In mindfulness training including the pedagogy employed in the Mindful Practice in Medicine Program, a lot of time and energy is spent on cultivating what is referred to as the first foundation or first establishment of mindfulness, stated simply by the late teacher Thich Nhat Hanh as mindfulness of the body in the body. Body awareness through mindful attention with the development of increasing levels of embodiment comes about through building awareness of the body through our senses as well as through awareness of our emotional relationship to the body and our cognitive constructions about the body (these levels of mindful awareness in turn integrate the 2nd and 3rd foundations within the cultivation of the first, as they are not truly separate). We could argue that somatic awareness taught in this way could be a reassuring foundation across formal and informal educational experiences for all of us. For the patient to be able to recognize, describe, and accurately express physical symptoms and for the clinician to be able to trust and understand those descriptions in part through their own personal somatic awareness achieved through cultivation of the first foundation of mindfulness would add tremendously to the success of the medical encounter, the cultivation of empathy, and the diagnostic and therapeutic processes.

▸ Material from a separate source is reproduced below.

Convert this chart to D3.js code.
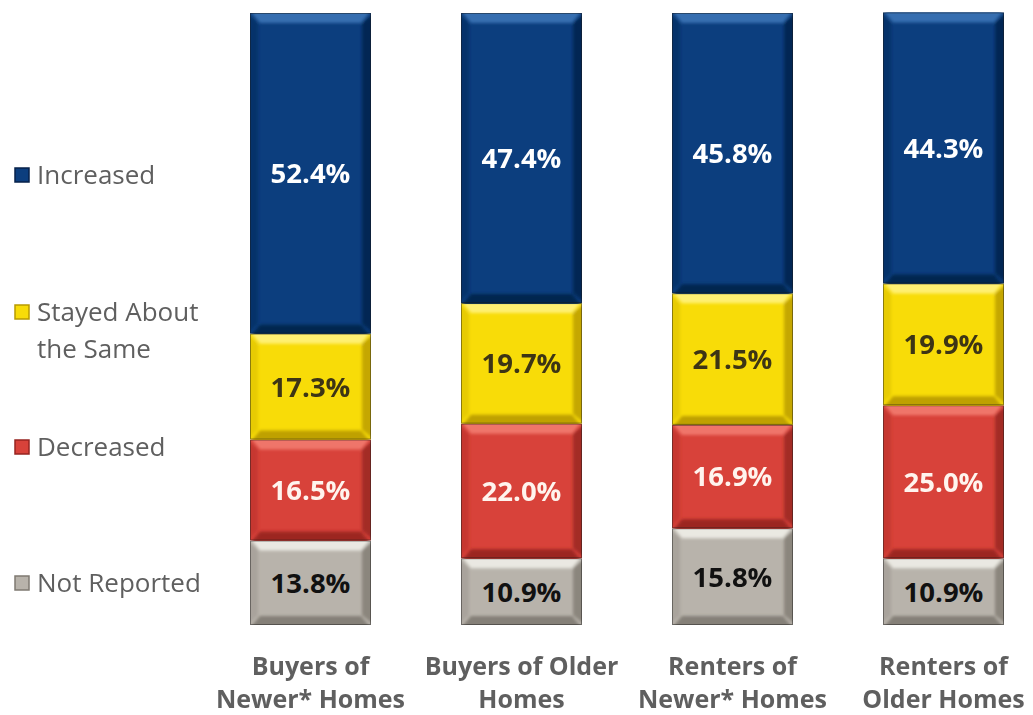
<!DOCTYPE html>
<html>
<head>
<meta charset="utf-8">
<script src="https://cdnjs.cloudflare.com/ajax/libs/d3/7.8.5/d3.min.js"></script>
<style>
  html, body { margin: 0; padding: 0; background: #ffffff; }
  svg { display: block; }
</style>
</head>
<body>
<svg id="chart" width="1033" height="715"></svg>
<script>
// Groups shown along the x axis (two-line labels)
const groups = ["Buyers of Newer* Homes", "Buyers of Older Homes", "Renters of Newer* Homes", "Renters of Older Homes"];
const groupLines = [["Buyers of", "Newer* Homes"], ["Buyers of Older", "Homes"], ["Renters of", "Newer* Homes"], ["Renters of", "Older Homes"]];

// Share of respondents (%) per response, stacked from the bottom up
const seriesKeys = ["Not Reported", "Decreased", "Stayed About the Same", "Increased"];
const notReported = [13.8, 10.9, 15.8, 10.9];
const decreased   = [16.5, 22.0, 16.9, 25.0];
const stayedSame  = [17.3, 19.7, 21.5, 19.9];
const increased   = [52.4, 47.4, 45.8, 44.3];

// Legend entries, top to bottom
const legendItems = [
  { key: "Increased", lines: ["Increased"] },
  { key: "Stayed About the Same", lines: ["Stayed About", "the Same"] },
  { key: "Decreased", lines: ["Decreased"] },
  { key: "Not Reported", lines: ["Not Reported"] }
];

const rows = groups.map((g, i) => ({
  group: g,
  "Not Reported": notReported[i],
  "Decreased": decreased[i],
  "Stayed About the Same": stayedSame[i],
  "Increased": increased[i]
}));

// Palette: base, top highlight, bottom shade, side shade, label colour
const palette = {
  "Increased":             { base: "#0c3e7e", top: "#3a74b6", bottom: "#06214a", side: "#082b5a", label: "#ffffff" },
  "Stayed About the Same": { base: "#f8dc08", top: "#fff27e", bottom: "#b89a00", side: "#d9bd00", label: "#3d3515" },
  "Decreased":             { base: "#d8423a", top: "#f27c70", bottom: "#962420", side: "#b8302b", label: "#fff4ee" },
  "Not Reported":          { base: "#b8b3ab", top: "#f0eee8", bottom: "#7f7a72", side: "#9c978f", label: "#111111" }
};

const svg = d3.select("#chart");
const defs = svg.append("defs");
defs.append("filter").attr("id", "soft").attr("x", "-10%").attr("y", "-10%").attr("width", "120%").attr("height", "120%")
  .append("feGaussianBlur").attr("stdDeviation", 1.6);

// Bars: 121px wide, 211px apart
const barW = 121;
const x = d3.scalePoint().domain(groups).range([250, 250 + 3 * 211]);

const y = d3.scaleLinear().domain([0, 100]).range([625, 13]);

const stack = d3.stack().keys(seriesKeys);
const stacked = stack(rows);

const bevel = 10;
const font = "'Open Sans', 'Noto Sans', sans-serif";

stacked.forEach(layer => {
  const key = layer.key;
  const c = palette[key];
  layer.forEach((d, i) => {
    const g = d.data.group;
    const x0 = x(g);
    const y0 = y(d[1]);
    const y1 = y(d[0]);
    const h = y1 - y0;
    const w = barW;
    const clipId = `clip-${seriesKeys.indexOf(key)}-${i}`;
    defs.append("clipPath").attr("id", clipId)
      .append("rect").attr("x", x0).attr("y", y0).attr("width", w).attr("height", h);

    const seg = svg.append("g").attr("clip-path", `url(#${clipId})`);
    seg.append("rect").attr("x", x0).attr("y", y0).attr("width", w).attr("height", h).attr("fill", c.base);

    const bevels = seg.append("g").attr("filter", "url(#soft)");
    // left face
    bevels.append("polygon")
      .attr("points", [[x0 - 3, y0], [x0 + bevel - 2, y0 + bevel], [x0 + bevel - 2, y1 - bevel], [x0 - 3, y1]].join(" "))
      .attr("fill", c.side).attr("opacity", 0.55);
    // right face
    bevels.append("polygon")
      .attr("points", [[x0 + w + 3, y0], [x0 + w - bevel + 1, y0 + bevel], [x0 + w - bevel + 1, y1 - bevel], [x0 + w + 3, y1]].join(" "))
      .attr("fill", c.bottom).attr("opacity", 0.8);
    // top face
    bevels.append("polygon")
      .attr("points", [[x0, y0 - 2], [x0 + w, y0 - 2], [x0 + w - bevel, y0 + bevel], [x0 + bevel, y0 + bevel]].join(" "))
      .attr("fill", c.top).attr("opacity", 0.9);
    // bottom face
    bevels.append("polygon")
      .attr("points", [[x0, y1 + 3], [x0 + w, y1 + 3], [x0 + w - bevel, y1 - bevel + 1], [x0 + bevel, y1 - bevel + 1]].join(" "))
      .attr("fill", c.bottom).attr("opacity", 0.9);

    seg.append("rect").attr("x", x0 + 0.5).attr("y", y0 + 0.5).attr("width", w - 1).attr("height", h - 1)
      .attr("fill", "none").attr("stroke", "#1a1a1a").attr("stroke-opacity", 0.45).attr("stroke-width", 1);

    const v = d.data[key];
    svg.append("text")
      .attr("x", x0 + w / 2)
      .attr("y", (y0 + y1) / 2)
      .attr("dy", "0.36em")
      .attr("text-anchor", "middle")
      .attr("font-family", font)
      .attr("font-weight", 700)
      .attr("font-size", 27.5)
      .attr("fill", c.label)
      .text(v.toFixed(1) + "%");
  });
});

// Category labels
groups.forEach((g, i) => {
  const cx = x(g) + barW / 2;
  const t = svg.append("text")
    .attr("text-anchor", "middle")
    .attr("font-family", font)
    .attr("font-weight", 700)
    .attr("font-size", 25)
    .attr("fill", "#5f5f5f");
  groupLines[i].forEach((line, j) => {
    t.append("tspan").attr("x", cx).attr("y", 675 + j * 33).text(line);
  });
});

// Legend
const legendY = { "Increased": 175, "Stayed About the Same": 312, "Decreased": 447, "Not Reported": 583 };
legendItems.forEach(item => {
  const c = palette[item.key];
  const cy = legendY[item.key];
  svg.append("rect").attr("x", 15).attr("y", cy - 7).attr("width", 14).attr("height", 14)
    .attr("fill", c.base).attr("stroke", c.bottom).attr("stroke-width", 1.5);
  const t = svg.append("text")
    .attr("font-family", font)
    .attr("font-size", 26)
    .attr("fill", "#5f5f5f");
  item.lines.forEach((line, j) => {
    t.append("tspan").attr("x", 37).attr("y", cy + 9 + j * 37).text(line);
  });
});
</script>
</body>
</html>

Equally, or perhaps more importantly (and one reason why the Star Trek approach falls far short), as Kate Bowler describes so beautifully, healing is much more than getting the right diagnosis and the right treatment. There remains the lived experience of illness and suffering and loss that is in part, perhaps in large part, an embodied one. And it requires a meeting of embodied human beings to care for and, in Jon Kabat Zinn’s characterization about what healing is, to come to terms with things as they are. How does the health professional begin to enact healing in this way? I offer following as an attempt to render this creative, uncertain, and vital endeavor:
Here I am.
Here you are.
How can I help?
What hurts?
Where?
How?
I understand that a bit because I have a body too.

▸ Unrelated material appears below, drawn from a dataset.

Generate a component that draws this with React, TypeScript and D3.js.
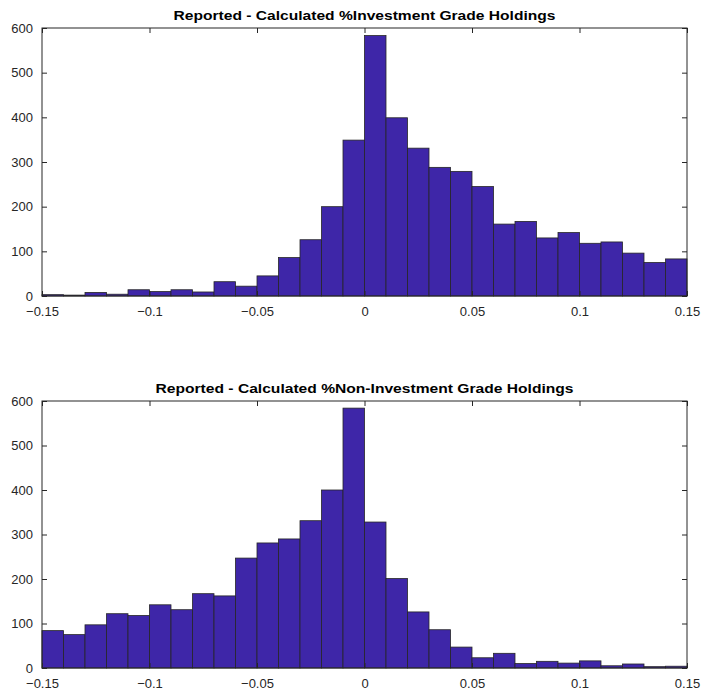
import React, { useEffect, useRef } from 'react';
import * as d3 from 'd3';

// bin left edges, width 0.01
const binStarts = d3.range(-15, 15).map(i => i / 100);

const invGradeCounts = [
  3, 2, 8, 4, 14, 10, 14, 9, 32, 22, 45, 86, 126, 200, 349,
  583, 399, 331, 288, 279, 245, 161, 167, 130, 142, 118, 121, 96, 75, 83,
];

const nonInvGradeCounts = [
  84, 75, 97, 122, 118, 142, 131, 167, 162, 247, 281, 290, 331, 400, 584,
  328, 201, 126, 86, 47, 23, 33, 10, 15, 11, 16, 5, 9, 3, 4,
];

const xTicks = [-0.15, -0.1, -0.05, 0, 0.05, 0.1, 0.15];
const yTicks = [0, 100, 200, 300, 400, 500, 600];

const titles = [
  'Reported - Calculated %Investment Grade Holdings',
  'Reported - Calculated %Non-Investment Grade Holdings',
];

const W = 702;
const H = 696;
const panels = [
  { top: 28, bottom: 296, counts: invGradeCounts, title: titles[0], titleW: 382 },
  { top: 401, bottom: 668, counts: nonInvGradeCounts, title: titles[1], titleW: 418 },
];
const left = 42;
const right = 687;
const axisColor = '#262626';
const barColor = '#3E26A8';
const font = 'Arial, "Liberation Sans", Helvetica, sans-serif';

const fmt = (v: number) => (v === 0 ? '0' : d3.format('')(v).replace('-', '\u2212'));

export default function App() {
  const ref = useRef<SVGSVGElement>(null);

  useEffect(() => {
    const svg = d3.select(ref.current);
    svg.selectAll('*').remove();
    svg.append('rect').attr('width', W).attr('height', H).attr('fill', '#fff');

    const x = d3.scaleLinear().domain([-0.15, 0.15]).range([left, right]);

    panels.forEach(p => {
      const y = d3.scaleLinear().domain([0, 600]).range([p.bottom, p.top]);
      const g = svg.append('g');

      // bars
      g.selectAll('rect.bar')
        .data(p.counts)
        .join('rect')
        .attr('class', 'bar')
        .attr('x', (_, i) => x(binStarts[i]))
        .attr('width', (_, i) => x(binStarts[i] + 0.01) - x(binStarts[i]))
        .attr('y', d => y(d))
        .attr('height', d => p.bottom - y(d))
        .attr('fill', barColor)
        .attr('stroke', axisColor)
        .attr('stroke-width', 0.8);

      // box
      g.append('rect')
        .attr('x', left)
        .attr('y', p.top)
        .attr('width', right - left)
        .attr('height', p.bottom - p.top)
        .attr('fill', 'none')
        .attr('stroke', axisColor)
        .attr('stroke-width', 1);

      // bottom axis (ticks inside) + top ticks
      const xb = d3.axisBottom(x).tickValues(xTicks).tickSizeInner(-5).tickSizeOuter(0).tickPadding(11).tickFormat(d => fmt(+d));
      const gx = g.append('g').attr('transform', `translate(0,${p.bottom})`).call(xb);
      gx.select('.domain').remove();
      gx.selectAll('line').attr('stroke', axisColor);
      gx.selectAll('text').attr('fill', axisColor).style('font-family', font).style('font-size', '13px');

      const xt = d3.axisTop(x).tickValues(xTicks).tickSizeInner(-5).tickSizeOuter(0).tickFormat(() => '');
      const gxt = g.append('g').attr('transform', `translate(0,${p.top})`).call(xt);
      gxt.select('.domain').remove();
      gxt.selectAll('line').attr('stroke', axisColor);

      // left axis
      const yl = d3.axisLeft(y).tickValues(yTicks).tickSizeInner(-5).tickSizeOuter(0).tickPadding(9).tickFormat(d => fmt(+d));
      const gy = g.append('g').attr('transform', `translate(${left},0)`).call(yl);
      gy.select('.domain').remove();
      gy.selectAll('line').attr('stroke', axisColor);
      gy.selectAll('text').attr('fill', axisColor).style('font-family', font).style('font-size', '13px');

      const yr = d3.axisRight(y).tickValues(yTicks).tickSizeInner(-5).tickSizeOuter(0).tickFormat(() => '');
      const gyr = g.append('g').attr('transform', `translate(${right},0)`).call(yr);
      gyr.select('.domain').remove();
      gyr.selectAll('line').attr('stroke', axisColor);

      // title
      g.append('text')
        .attr('x', (left + right) / 2 - p.titleW / 2)
        .attr('y', p.top - 8)
        .attr('textLength', p.titleW)
        .attr('lengthAdjust', 'spacingAndGlyphs')
        .style('font-family', font)
        .style('font-size', '13.5px')
        .style('font-weight', 'bold')
        .attr('fill', '#000')
        .text(p.title);
    });
  }, []);

  return (
    <svg
      ref={ref}
      width={W}
      height={H}
      style={{ position: 'absolute', left: 0, top: 0, display: 'block' }}
    />
  );
}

I have some knowledge that may help.
I will try.
I will do my best.
It hurts to see you suffer.
It feels good to help relieve it.
I won’t abandon you.
You are not alone.
Our mindfulness practices, however, we understand them, however we practice them, and however we return to them, reliably and consistently build the being part of our humanity that connects us on human- physical, emotional, and cognitive levels with another. We can trust in what we discover as we practice our embodiment in the classrooms of life- for the curriculum can be found in everything and everywhere that we work, dwell, and have this human experience.